The eye design has also been paired with the god Ra. The Eye of Ra is also called the Daughter of Ra, and is given a personification. The Eye of Ra is typically depicted with a red iris. This symbol is very aggressive as the Daughter of Ra was usually sent out to seek information or deliver wrath and vengeance to the enemies of Ra.
When paired with some kind of snake symbol, the eye is the Wadjet. While many of us consider snakes to be slimy and dark creatures, thanks in part to some religions, the Egyptians held a different view of serpents. Wadjet was a snake goddess and patron of Lower Egypt. She was a protector and her symbol, the Wadjet, is a talisman of protection.
What is the Sound of God? - Om Symbol Belly Rings
We have all heard the sound "om" in movies and on television, usually at the beginning of some kind of chanting. Have you ever wondered why the sound is used? It is not a creation of Hollywood and the media, but a sacred aspect of Dharmic religions.
In Hinduism, Om is a mantra and a mystical sound. It is also referred to as the Omkara or Aumkara and in Sanskrit is called the Pranava, or literally "that which is sounded loudly." Om is spoken at the beginning and end of readings of the Vedas and prior to any prayer or mantra. It is also used at the end of invocations to a god being offered sacrifices. The purpose of this ending is to invite the god in question to partake of the sacrifice.
The sound is a very important sound in these practices. In Hinduism, it is believed that at the beginning of all creation Om was the first sound made. It represents the manifestation of God and is the reflection of absolute reality. In Mantra, it is the name of God and the vibration of the Supreme.

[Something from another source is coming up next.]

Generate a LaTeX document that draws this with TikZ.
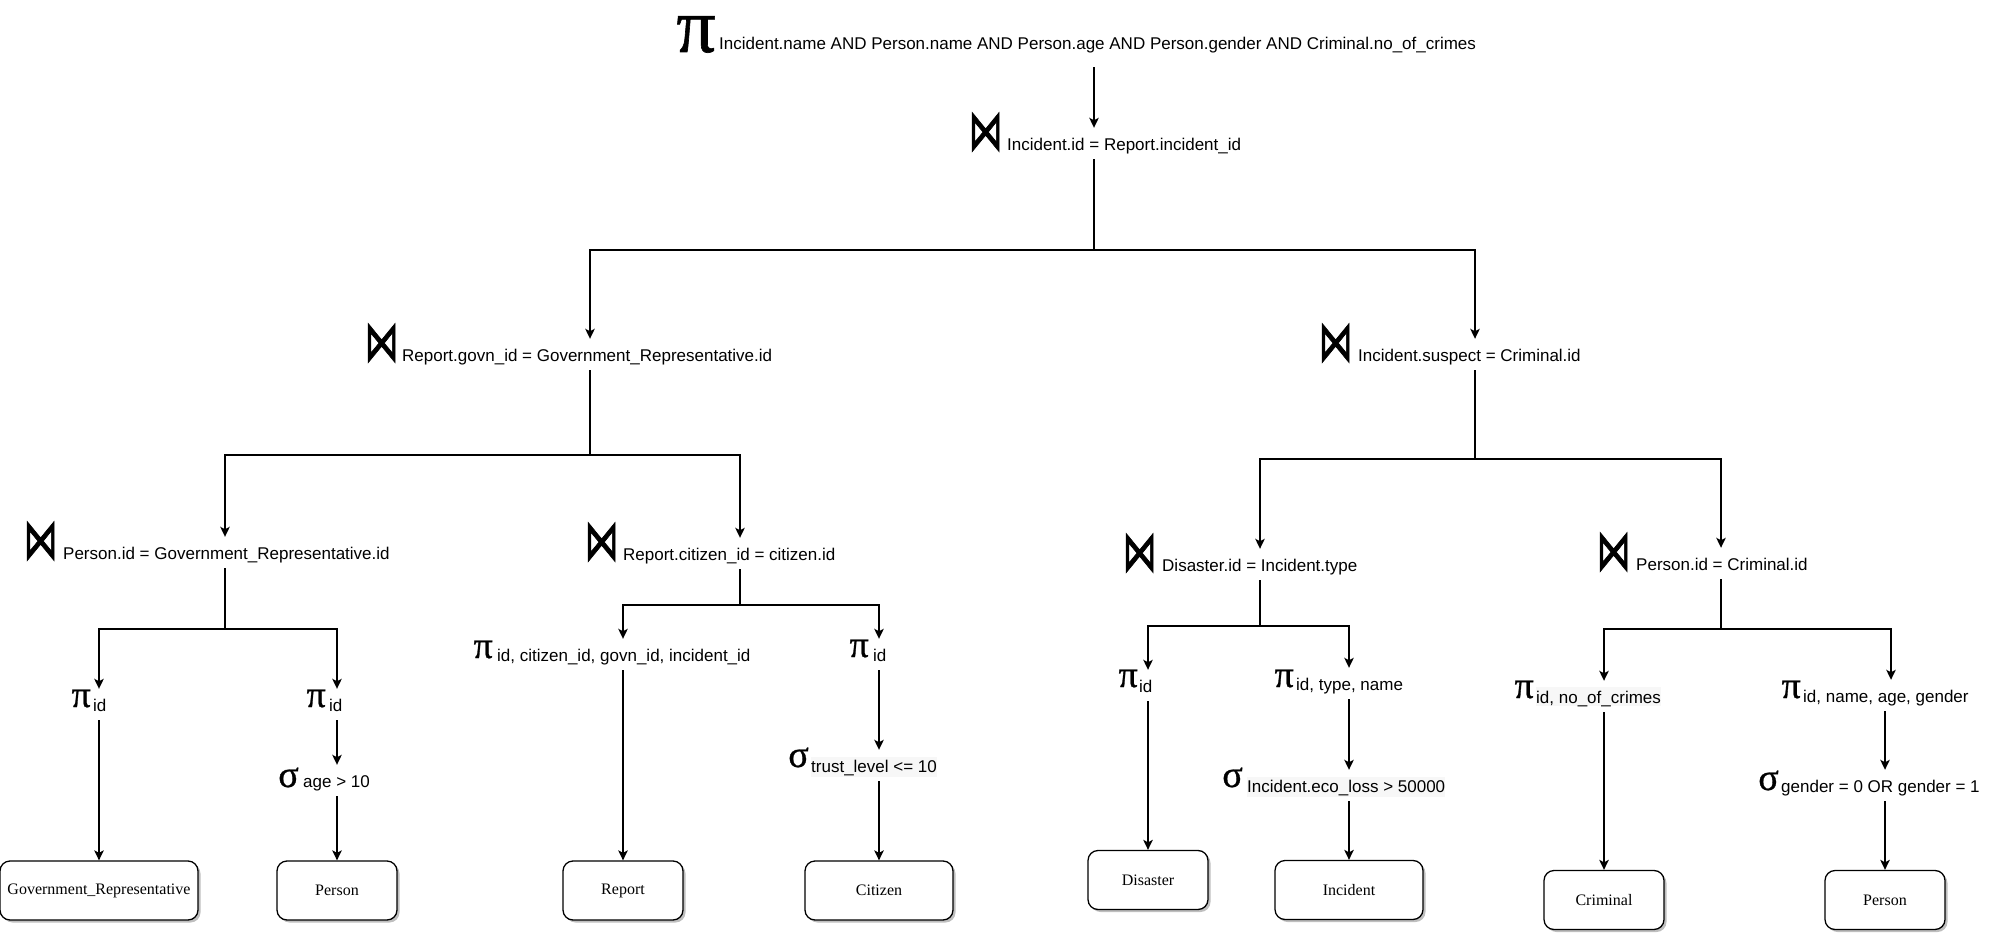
\documentclass[tikz,border=0pt]{standalone}
\usepackage{fontspec}
\setmainfont{Liberation Sans}
\newfontfamily\boxfont{Liberation Serif}
\newfontfamily\grk[FakeBold=0.8]{Liberation Serif}
\newfontfamily\bowfont[FakeBold=1.5]{DejaVu Sans}
\usetikzlibrary{arrows.meta,shadows,backgrounds}
\newcommand{\bowglyph}{\scalebox{0.78}[1.3]{⋈}}
\tikzset{
  lbl/.style={inner sep=0pt, anchor=base west, font=\fontsize{17}{20}\selectfont, text height=22pt, text depth=9pt},
  bowsym/.style={inner sep=0pt, anchor=base east, font=\bowfont\fontsize{44}{46}\selectfont, text height=20pt, text depth=0pt},
  grsym/.style={inner sep=0pt, anchor=base east, font=\grk\fontsize{38}{40}\selectfont, text height=16pt, text depth=0pt},
  rel/.style={draw, rounded corners=10pt, line width=1.3pt, font=\boxfont\fontsize{16}{18}\selectfont,
    minimum height=59pt, fill=white,
    drop shadow={shadow xshift=2.5pt, shadow yshift=-2.5pt, fill=black, opacity=0.25}},
  conn/.style={line width=1.6pt},
  arr/.style={conn, -{Stealth[length=10pt,width=9.5pt,inset=2.5pt]}},
  subbg/.style={fill=black!3}
}
\begin{document}
\begin{tikzpicture}[x=1pt,y=1pt]
\useasboundingbox (0,0) rectangle (1990,-934);
% ---- labels ----
\node[lbl, text depth=17pt] (P0) at (719,-50) {Incident.name AND Person.name AND Person.age AND Person.gender AND Criminal.no\_of\_crimes};
\node[grsym, font=\grk\fontsize{78}{80}\selectfont, text height=36pt, xshift=-3pt, yshift=-2pt] (P0s) at (P0.base west) {π};

\node[lbl] (J1) at (1007,-150) {Incident.id = Report.incident\_id};
\node[bowsym, xshift=-4pt] (J1s) at (J1.base west) {\bowglyph};
\node[lbl] (J2) at (402,-361) {Report.govn\_id = Government\_Representative.id};
\node[bowsym, xshift=-3pt] (J2s) at (J2.base west) {\bowglyph};
\node[lbl] (J3) at (1358,-361) {Incident.suspect = Criminal.id};
\node[bowsym, xshift=-5pt] (J3s) at (J3.base west) {\bowglyph};
\node[lbl] (JLL) at (63,-559) {Person.id = Government\_Representative.id};
\node[bowsym, xshift=-5pt] (JLLs) at (JLL.base west) {\bowglyph};
\node[lbl] (JLR) at (623,-560) {Report.citizen\_id = citizen.id};
\node[bowsym, xshift=-4pt] (JLRs) at (JLR.base west) {\bowglyph};
\node[lbl] (JRL) at (1162,-571) {Disaster.id = Incident.type};
\node[bowsym, xshift=-5pt] (JRLs) at (JRL.base west) {\bowglyph};
\node[lbl] (JRR) at (1636,-570) {Person.id = Criminal.id};
\node[bowsym, xshift=-5pt] (JRRs) at (JRR.base west) {\bowglyph};

\node[lbl] (PA) at (93,-711) {id};
\node[grsym, xshift=-2pt, yshift=4pt] (PAs) at (PA.base west) {π};
\node[lbl] (PB) at (329,-711) {id};
\node[grsym, xshift=-3pt, yshift=4pt] (PBs) at (PB.base west) {π};
\node[lbl] (SB) at (303,-787) {age > 10};
\node[grsym, xshift=-4pt, yshift=0pt] (SBs) at (SB.base west) {σ};
\node[lbl] (PC) at (497,-661) {id, citizen\_id, govn\_id, incident\_id};
\node[grsym, xshift=-4pt, yshift=3pt] (PCs) at (PC.base west) {π};
\node[lbl] (PD) at (873,-661) {id};
\node[grsym, xshift=-4pt, yshift=4pt] (PDs) at (PD.base west) {π};
\node[lbl] (SD) at (811,-772) {trust\_level <= 10};
\node[grsym, xshift=-2pt, yshift=5pt] (SDs) at (SD.base west) {σ};
\node[lbl] (PE) at (1139,-692) {id};
\node[grsym, xshift=-1pt, yshift=5pt] (PEs) at (PE.base west) {π};
\node[lbl] (PF) at (1296,-690) {id, type, name};
\node[grsym, xshift=-2pt, yshift=3pt] (PFs) at (PF.base west) {π};
\node[lbl] (SF) at (1247,-792) {Incident.eco\_loss > 50000};
\node[grsym, xshift=-4pt, yshift=5pt] (SFs) at (SF.base west) {σ};
\node[lbl] (PG) at (1536,-703) {id, no\_of\_crimes};
\node[grsym, xshift=-2pt, yshift=5pt] (PGs) at (PG.base west) {π};
\node[lbl] (PH) at (1803,-702) {id, name, age, gender};
\node[grsym, xshift=-2pt, yshift=4pt] (PHs) at (PH.base west) {π};
\node[lbl] (SH) at (1781,-792) {gender = 0 OR gender = 1};
\node[grsym, xshift=-2pt, yshift=2pt] (SHs) at (SH.base west) {σ};

% ---- relations ----
\node[rel, minimum width=198pt] (GovRep) at (99,-890.5) {Government\_Representative};
\node[rel, minimum width=120pt] (Person1) at (337,-890.5) {Person};
\node[rel, minimum width=120pt] (Report) at (623,-890.5) {Report};
\node[rel, minimum width=148pt] (Citizen) at (879,-890.5) {Citizen};
\node[rel, minimum width=120pt] (Disaster) at (1148,-880) {Disaster};
\node[rel, minimum width=148pt] (Incident) at (1349,-890) {Incident};
\node[rel, minimum width=120pt] (Criminal) at (1604,-900) {Criminal};
\node[rel, minimum width=120pt] (Person2) at (1885,-900) {Person};

% ---- subscript backgrounds ----
\begin{scope}[on background layer]
\fill[subbg] ([yshift=-5pt]SD.base west) rectangle ([yshift=15pt]SD.base east);
\fill[subbg] ([yshift=-5pt]SF.base west) rectangle ([yshift=15pt]SF.base east);
\fill[subbg] ([yshift=-3pt]PG.base west) rectangle ([yshift=16pt]PG.base east);
\end{scope}

% ---- branch points ----
\coordinate (b1) at (1094,-250);
\coordinate (b2) at (590,-455);
\coordinate (b3) at (1475,-459);
\coordinate (bLL) at (225,-629);
\coordinate (bLR) at (740,-605);
\coordinate (bRL) at (1260,-626);
\coordinate (bRR) at (1721,-629);
\coordinate (phcol) at ([xshift=6pt]Person2.north);

% ---- connectors ----
\draw[arr] (P0.south -| b1) -- (J1.north -| b1);
\draw[conn] (J1.south -| b1) -- (b1);
\draw[arr] (b1) -| (J2.north -| b2);
\draw[arr] (b1) -| (J3.north -| b3);

\draw[conn] (J2.south -| b2) -- (b2);
\draw[arr] (b2) -| (JLL.north -| bLL);
\draw[arr] (b2) -| (JLR.north -| bLR);
\draw[conn] (J3.south -| b3) -- (b3);
\draw[arr] (b3) -| (JRL.north -| bRL);
\draw[arr] (b3) -| (JRR.north -| bRR);

\draw[conn] (JLL.south -| bLL) -- (bLL);
\draw[arr] (bLL) -| (PA.north -| GovRep.north);
\draw[arr] (bLL) -| (PB.north -| Person1.north);
\draw[arr] (PA.south -| GovRep.north) -- (GovRep.north);
\draw[arr] (PB.south -| Person1.north) -- (SB.north -| Person1.north);
\draw[arr] (SB.south -| Person1.north) -- (Person1.north);

\draw[conn] (JLR.south -| bLR) -- (bLR);
\draw[arr] (bLR) -| (PC.north -| Report.north);
\draw[arr] (bLR) -| (PD.north -| Citizen.north);
\draw[arr] (PC.south -| Report.north) -- (Report.north);
\draw[arr] (PD.south -| Citizen.north) -- (SD.north -| Citizen.north);
\draw[arr] (SD.south -| Citizen.north) -- (Citizen.north);

\draw[conn] (JRL.south -| bRL) -- (bRL);
\draw[arr] (bRL) -| (PE.north -| Disaster.north);
\draw[arr] (bRL) -| (PF.north -| Incident.north);
\draw[arr] (PE.south -| Disaster.north) -- (Disaster.north);
\draw[arr] (PF.south -| Incident.north) -- (SF.north -| Incident.north);
\draw[arr] (SF.south -| Incident.north) -- (Incident.north);

\draw[conn] (JRR.south -| bRR) -- (bRR);
\draw[arr] (bRR) -| (PG.north -| Criminal.north);
\draw[arr] (bRR) -| (PH.north -| phcol);
\draw[arr] (PG.south -| Criminal.north) -- (Criminal.north);
\draw[arr] (PH.south -| Person2.north) -- (SH.north -| Person2.north);
\draw[arr] (SH.south -| Person2.north) -- (Person2.north);
\end{tikzpicture}
\end{document}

These meanings are rich and varied, with deep histories that inform and surround them. Whether you wear the jewellery as a practitioner of mystic arts, yoga, as an adherent to a specific religion, or just for the beauty of the piece, understanding their meaning helps to deepen the effect of the art. The meaning becomes a connection between you and the artist and perhaps to something beyond even the two of you.